Translating the Untranslatable President Trump: Can it be done?
Translators always need to make sure that there are no inconsistencies, ambiguities or errors in their translations. So, translating words from politicians who use inconsistent and ambiguous language can be difficult.
Why is President Trump so problematic for translators?
President Trump’s words have baffled and confused both English language speakers and foreign language speakers for two completely different reasons. He’s often confused foreign language speakers who can’t understand the content of what he says and confused English language speakers because they can.
President Trump’s use of words is particularly challenging for French translators, whose language is known for its structure. The French language is very structured and logical, and Donald Trump’s unique speaking style is quite the opposite.
As quoted by Bérengère Viennot (French language expert), she stated that “President Trump’s vocabulary is limited, his syntax is broken; he repeats the same phrases over and over, forcing the translator to follow suit.
If they do not follow suit, they betray the spirit of the original piece.”
Here are some of the reasons why President Trump (and other politicians) have proved so baffling for translators:
1: Doesn’t finish his sent-
When the sentences drift, and the point changes the message becomes convoluted. This is partly a characteristic of President Trump’s speaking style, and partly because he knows his audience (when speaking at rallies) can finish his sentences for him.

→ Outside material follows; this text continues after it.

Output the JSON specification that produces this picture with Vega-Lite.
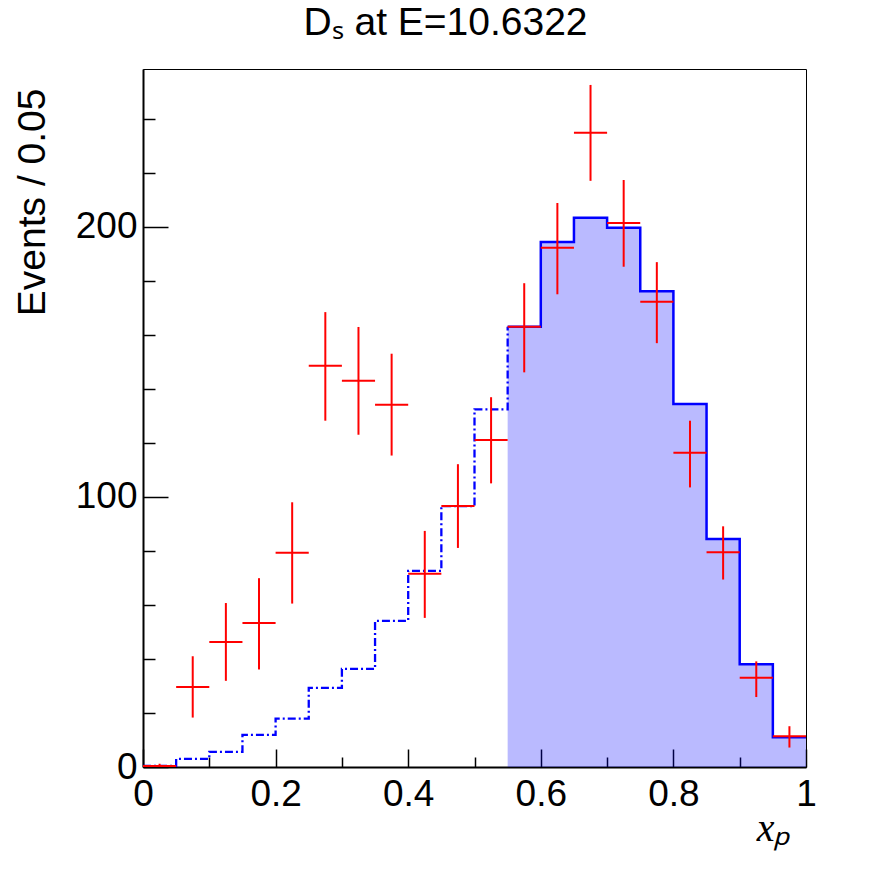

Unfortunately, for translators who do not translate word for word but look for the sentiment and meaning of the overall message, this can be incredibly complicated.
2: Uses baffling and distasteful metaphors
During President Trump’s successful campaign, he courted controversy by being derogative to Mexicans and suggesting that “China was raping America”. He was referring to trade and economics, but this causes issues for translators as it cannot be translated literally.
The exaggerated use of the word ‘great’ can be a big problem for translators.
Deals are huge and tremendous, and problems are enormous. All of these words translate into the same word in Chinese: da. However, this word simply means big.
4: Malapropisms (and sometimes just made up words)
These are words that sound similar to another word but mean something completely different. For example, President Trump misused the term “swatches of land”, instead of “swathes of land” in a 2016 presidential debate.
Of course, sometimes words are made up.
Usually, translators can choose from two methods of translating: literal translation and oblique translation. You can translate colloquialisms word for word and risk confusing your audience, or you can try and portray the true meaning of what is said, which depends on finding a similar phrase idiom or colloquialism in the target language. This can often prove challenging however, because colloquialisms and slang are often ‘by their very nature’ unique to the language in which they were spoken.
So, what do translators do when translating President Trump?
The essential dilemma is: Do you correct and decipher the gist of what is being said, or stay close to the original and hope people aren’t too confused.
There’s no simple answer. Professional translators may try and find the equivalent of President Trump’s informal colloquialisms but when it comes to correcting his linguistic errors are translators giving a correct impression of the speaker?
Author: Bérengère Viennot (https://lareviewofbooks.org/article/lost-in-trumpslation-an-interview-with-berengere-viennot)
The following article is an abbreviated and ‘toned-down’ version of the original. The content relates to translation challenges which we all are guilty of and therefore we thought we would share this with you!
Overall our opinion at TW Languages is that the linguistic challenge when translating is to provide the essence and sentiment of what is being said as well as correct any linguistic errors.